In the 1950s jazz flourished at such venues as the Brass Rail, the Iroquois Hotel, and Campbells' Tavern. Later locations include the York Hotel, the Victoria Tavern, Wonderland Gardens, the Marienbad, the Forest City Gallery, and the Embassy Cultural House. The single-reed player Eric Stach has been active in London from the early 1970s on with groups such as the London Experimental Jazz Quartet, Big Band, and the Eric Stach Free Music Unit. The Oliver Whitehead Quintet, formed in 1982, has appeared at the FIJM (1983, 1988). The Forest City Jazz Band, active from 1983, plays Dixieland. Major survivors of the city's jazz scene are the Central Library's jazz concert series (beginning in 1972), and the monthy meetings of the London Jazz Society.

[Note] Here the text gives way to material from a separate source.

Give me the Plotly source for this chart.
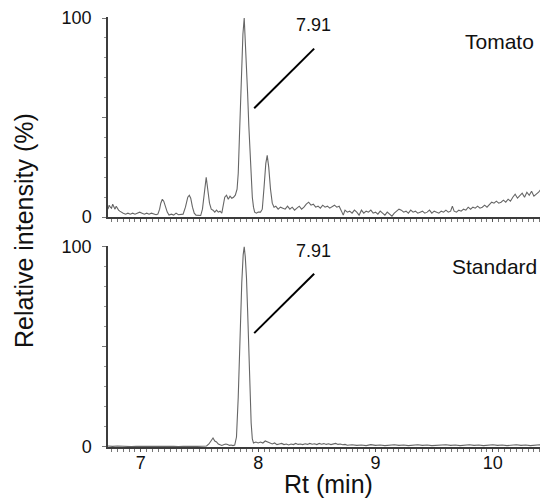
import plotly.graph_objects as go

# ---- data (retention time in min, relative intensity in %) ----
tomato_points = [
    (6.72, 4), (6.73, 6), (6.74, 5), (6.75, 4.5), (6.76, 6.5), (6.77, 5), (6.78, 4), (6.79, 5.5),
    (6.80, 4), (6.81, 3.5), (6.82, 3), (6.83, 2.5), (6.85, 2), (6.87, 1.5), (6.89, 2), (6.91, 1.5),
    (6.93, 2), (6.95, 1.5), (6.97, 2), (6.99, 2.5), (7.01, 2), (7.03, 1.5), (7.05, 2), (7.07, 1.5),
    (7.09, 2), (7.11, 1.5), (7.13, 1.2), (7.145, 1.5), (7.16, 4), (7.17, 7), (7.183, 9), (7.195, 8),
    (7.21, 5), (7.225, 2.5), (7.24, 1), (7.26, 1.5), (7.28, 1), (7.30, 2), (7.32, 1.2), (7.34, 1.5),
    (7.36, 1.5), (7.38, 5), (7.40, 10), (7.413, 11), (7.425, 9.5), (7.44, 5), (7.455, 2), (7.47, 1),
    (7.49, 1), (7.51, 0.8), (7.525, 4), (7.54, 12), (7.557, 20), (7.57, 14), (7.585, 7), (7.60, 4),
    (7.615, 3.5), (7.63, 2.5), (7.645, 3.5), (7.66, 2.5), (7.675, 3), (7.69, 2), (7.70, 5),
    (7.715, 10), (7.73, 11), (7.745, 9), (7.76, 10.5), (7.775, 9.5), (7.79, 10), (7.805, 11),
    (7.82, 14), (7.83, 22), (7.84, 40), (7.85, 60), (7.86, 78), (7.87, 92), (7.881, 100),
    (7.89, 90), (7.90, 78), (7.91, 62), (7.92, 46), (7.93, 32), (7.94, 20), (7.95, 10), (7.96, 5),
    (7.97, 2.5), (7.985, 2), (8.00, 2.5), (8.02, 2.5), (8.035, 4), (8.05, 15), (8.065, 27),
    (8.077, 31), (8.09, 25), (8.105, 14), (8.12, 7), (8.135, 5), (8.15, 5.5), (8.17, 4), (8.19, 5),
    (8.21, 4.5), (8.23, 4), (8.25, 5.5), (8.27, 4), (8.29, 5), (8.31, 3.5), (8.33, 4.5), (8.35, 5.5),
    (8.37, 4), (8.39, 5), (8.41, 6.5), (8.43, 7.5), (8.45, 6), (8.47, 6.5), (8.49, 5), (8.51, 5.5),
    (8.53, 4.5), (8.55, 6), (8.57, 5), (8.59, 5.5), (8.61, 4.5), (8.63, 5.5), (8.65, 6), (8.67, 5),
    (8.69, 5.5), (8.71, 3), (8.725, 1), (8.74, 3.5), (8.76, 2.5), (8.78, 3), (8.80, 2), (8.82, 3.5),
    (8.84, 2.5), (8.86, 1), (8.88, 3.5), (8.90, 2), (8.92, 3), (8.94, 2.5), (8.96, 3.5), (8.98, 2),
    (9.00, 2.5), (9.02, 1.5), (9.04, 3), (9.06, 2), (9.08, 1), (9.10, 2.5), (9.12, 1.5), (9.14, 0.5),
    (9.16, 2), (9.18, 3), (9.20, 4), (9.22, 3.5), (9.24, 2.5), (9.26, 3), (9.28, 2), (9.30, 3.5),
    (9.32, 2.5), (9.34, 3), (9.36, 2), (9.38, 2.5), (9.40, 3), (9.42, 2), (9.44, 2.5), (9.46, 3.5),
    (9.48, 2), (9.50, 3), (9.52, 2.5), (9.54, 2), (9.56, 3), (9.58, 2.5), (9.60, 3.5), (9.62, 2.5),
    (9.64, 3), (9.655, 5.5), (9.67, 3), (9.69, 2.5), (9.71, 3.5), (9.73, 3), (9.75, 4), (9.77, 3.5),
    (9.79, 5), (9.81, 4), (9.83, 5), (9.85, 4.5), (9.87, 5.5), (9.89, 4.5), (9.91, 5), (9.93, 6),
    (9.95, 5), (9.97, 6.5), (9.99, 7.5), (10.01, 7), (10.03, 8), (10.05, 7), (10.07, 7.5),
    (10.09, 8.5), (10.11, 7.5), (10.13, 9), (10.15, 8), (10.17, 10), (10.19, 11.5), (10.21, 9.5),
    (10.23, 11), (10.25, 12), (10.27, 10), (10.29, 12.5), (10.31, 11), (10.33, 13), (10.35, 10.5),
    (10.37, 11.5), (10.39, 12.5), (10.41, 14), (10.43, 12), (10.45, 13), (10.47, 11.5),
]

standard_points = [
    (6.72, 0.5), (6.76, 0.3), (6.80, 0.5), (6.84, 0.3), (6.88, 0.4), (6.92, 0.2), (6.96, 0.4),
    (7.00, 0.3), (7.04, 0.5), (7.08, 0.3), (7.12, 0.4), (7.16, 0.3), (7.20, 0.5), (7.24, 0.3),
    (7.28, 0.4), (7.32, 0.2), (7.36, 0.4), (7.40, 0.3), (7.44, 0.5), (7.48, 0.3), (7.52, 0.4),
    (7.56, 0.5), (7.58, 1.5), (7.60, 3), (7.615, 4.5), (7.63, 3), (7.645, 2.5), (7.66, 1.5),
    (7.675, 1), (7.69, 0.8), (7.71, 1.2), (7.725, 1.5), (7.74, 1.2), (7.755, 0.8), (7.77, 1),
    (7.785, 0.7), (7.80, 1), (7.815, 5), (7.83, 25), (7.845, 55), (7.86, 82), (7.872, 96),
    (7.881, 100), (7.89, 95), (7.90, 85), (7.91, 68), (7.92, 48), (7.93, 28), (7.94, 12),
    (7.95, 4), (7.96, 2), (7.98, 2.5), (8.00, 2), (8.02, 2.5), (8.04, 2), (8.06, 3), (8.08, 2.5),
    (8.10, 2), (8.12, 1.5), (8.14, 2), (8.16, 1.2), (8.18, 1.5), (8.20, 1.8), (8.22, 1.2),
    (8.24, 1.5), (8.26, 1), (8.28, 1.5), (8.30, 1.2), (8.32, 1.8), (8.34, 1.3), (8.36, 1.5),
    (8.38, 1.2), (8.40, 1.6), (8.42, 1.3), (8.44, 1.8), (8.46, 1.4), (8.48, 1.6), (8.50, 1.2),
    (8.52, 1.8), (8.54, 1.4), (8.56, 1.7), (8.58, 1.3), (8.60, 1.6), (8.62, 1.2), (8.64, 1.5),
    (8.66, 1.8), (8.68, 1.3), (8.70, 1.5), (8.72, 1.1), (8.74, 1.3), (8.76, 0.9), (8.80, 1.1),
    (8.84, 0.8), (8.88, 1.0), (8.92, 0.7), (8.96, 1.2), (9.00, 0.8), (9.04, 1.0), (9.08, 0.7),
    (9.12, 0.9), (9.16, 1.1), (9.20, 0.8), (9.24, 1.0), (9.28, 0.7), (9.32, 0.9), (9.36, 1.1),
    (9.40, 0.8), (9.44, 1.0), (9.48, 0.7), (9.52, 0.9), (9.56, 0.8), (9.60, 1.1), (9.64, 0.8),
    (9.68, 1.0), (9.72, 0.7), (9.76, 0.9), (9.80, 1.1), (9.84, 0.8), (9.88, 1.0), (9.92, 0.7),
    (9.96, 0.9), (10.00, 1.1), (10.04, 0.8), (10.08, 1.0), (10.12, 0.7), (10.16, 0.9),
    (10.20, 1.1), (10.24, 0.8), (10.28, 1.0), (10.32, 0.7), (10.36, 0.9), (10.40, 1.1),
    (10.44, 0.8), (10.47, 1.0),
]

x_ticks = [7, 8, 9, 10]
x_tick_labels = ["7", "8", "9", "10"]
y_ticks = [0, 50, 100]
y_tick_labels = ["0", "", "100"]
peak_label = "7.91"
panel_names = ["Tomato", "Standard"]

tomato_rt, tomato_int = zip(*tomato_points)
standard_rt, standard_int = zip(*standard_points)

FONT = "Arial, Liberation Sans, sans-serif"
TRACE_COLOR = "#666666"
AXIS_COLOR = "#3c3c3c"

fig = go.Figure()
fig.add_trace(go.Scatter(x=tomato_rt, y=tomato_int, mode="lines",
                         line=dict(color=TRACE_COLOR, width=1.1), xaxis="x", yaxis="y",
                         showlegend=False))
fig.add_trace(go.Scatter(x=standard_rt, y=standard_int, mode="lines",
                         line=dict(color=TRACE_COLOR, width=1.1), xaxis="x2", yaxis="y2",
                         showlegend=False))

xcommon = dict(range=[6.72, 10.47], showgrid=False, zeroline=False, showline=True,
               linecolor=AXIS_COLOR, linewidth=1.5, ticks="outside", ticklen=3,
               tickcolor="#555", tickwidth=1, tickvals=x_ticks,
               minor=dict(tick0=7, dtick=0.05, ticks="outside", ticklen=3,
                          tickcolor="#777", tickwidth=1, showgrid=False),
               tickfont=dict(family=FONT, size=18, color="#111"), ticklabelstandoff=-4)
ycommon = dict(range=[0, 100.5], showgrid=False, zeroline=False, showline=True,
               linecolor=AXIS_COLOR, linewidth=1.5, ticks="outside", ticklen=4,
               tickcolor="#777", tickwidth=1, tickvals=y_ticks, ticktext=y_tick_labels,
               minor=dict(tick0=0, dtick=10, ticks="outside", ticklen=2,
                          tickcolor="#999", tickwidth=1, showgrid=False),
               tickfont=dict(family=FONT, size=18, color="#111"), ticklabelstandoff=7)

# the page body adds an 8 px margin, so the figure is 8 px smaller and offset accordingly
fig.update_layout(
    width=540, height=492,
    margin=dict(l=100, r=0, t=5, b=53),
    paper_bgcolor="white", plot_bgcolor="white",
    font=dict(family=FONT, color="#111"),
    xaxis=dict(**xcommon, anchor="y", showticklabels=False),
    yaxis=dict(**ycommon, domain=[0.5346, 1.0], anchor="x"),
    xaxis2=dict(**xcommon, anchor="y2", ticktext=x_tick_labels),
    yaxis2=dict(**ycommon, domain=[0.0, 0.4677], anchor="x2"),
)

# annotation leader lines for the 7.91 peak
fig.add_shape(type="line", xref="x", yref="y", x0=7.966, y0=54.7, x1=8.477, y1=84.6,
              line=dict(color="black", width=2))
fig.add_shape(type="line", xref="x2", yref="y2", x0=7.966, y0=56.9, x1=8.477, y1=86.6,
              line=dict(color="black", width=2))

annots = [
    dict(x=8.468, y=96.5, xref="x", yref="y", text=peak_label, font=dict(size=18)),
    dict(x=8.468, y=98.0, xref="x2", yref="y2", text=peak_label, font=dict(size=18)),
    dict(x=10.06, y=88.0, xref="x", yref="y", text=panel_names[0], font=dict(size=21)),
    dict(x=10.01, y=90.0, xref="x2", yref="y2", text=panel_names[1], font=dict(size=21)),
    dict(x=0.5, y=-0.085, xref="paper", yref="paper", text="Rt (min)", font=dict(size=25)),
    dict(x=-0.191, y=0.5046, xref="paper", yref="paper", text="Relative intensity (%)",
         font=dict(size=25), textangle=-90),
]
for a in annots:
    a["font"]["family"] = FONT
    a["font"]["color"] = "#111"
    fig.add_annotation(showarrow=False, xanchor="center", yanchor="middle", **a)

fig.write_html("out.html")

An important concert and chamber music venue opened 1969 is Aeolian Town Hall (see Gordon Jeffery). It houses a Gabriel Kney organ built for it and dedicated in December 1971. After Jeffery's death in 1986, a New Aeolian Chamber Orchestra, financed by the Gordon Jeffery Trust Fund, was formed in 1988.

The University of Western Ontario's Alumni Hall (1967) has been the locale of entertainments ranging from touring COC operas, ballet, chamber music, and orchestras from around the world (as well as the University of Western Ontario SO) to folk musicians and jazz and rock groups. The J.W. Little Stadium (1929), originally a university sports facility, has also seen outdoor rock concerts. Two more intimate halls operated by the Faculty of Music, Talbot Theatre (1966) and the Clifford von Kuster Recital Hall (1971), present recitals, chamber music, and choral concerts. Centennial Hall (1967) is the home of Orchestra London and other entertainments. The London Regional Art Gallery offers solo and chamber recitals as well as the Trillium Series of new music.

In the late 19th century, London was home to several small piano and organ manufacturers. Andrus Bros. (later Andrews Bros, ca 1859-74) were makers of cabinet organs and melodeons. By 1871 Charles H. and Dempsey Benson were listed as melodeon makers, and by 1872 as piano makers. The piano factory of John Nitschke, 1869-84, advertised a square piano. Evans Bros, manufactured pianos in London from 1871 or 1872, moving to Ingersoll, Ont, in 1887. Piano-making resumed in 1910 when the Sherlock-Manning Organ Co began to make pianos as well as organs; in 1930 this firm relocated in Clinton, Ont. An important 20th-century organ-building firm is Gabriel Kney & Co, opened 1951, builders of the organ in Roy Thomson Hall, Toronto. Other London music businesses in the 20th century have included GRT of Canada, Sparton Records, Starr Records, and the publishers Jaymar Music Ltd.

London and its environs have been the birthplace of Reginald Bedford, Suzanne Bingaman, Victor Braun, George MacKenzie Brewer, Garnet Brooks, Gustav Ciamaga, William Douglas, Garth Hudson of The Band, Tommy Hunter, Joanne Ivey Mazzoleni, Gordon Jeffery, the Lombardo family, Rob McConnell, Kevin McMillan, the Niosi brothers, Rowland Pack, Raymond Pannell, Harry Puddicombe, George Smale, Frank A. Veitch (publisher of the Musical Red Book of Montreal and manager of the Couture and Goulet MSOs), and Ernest White.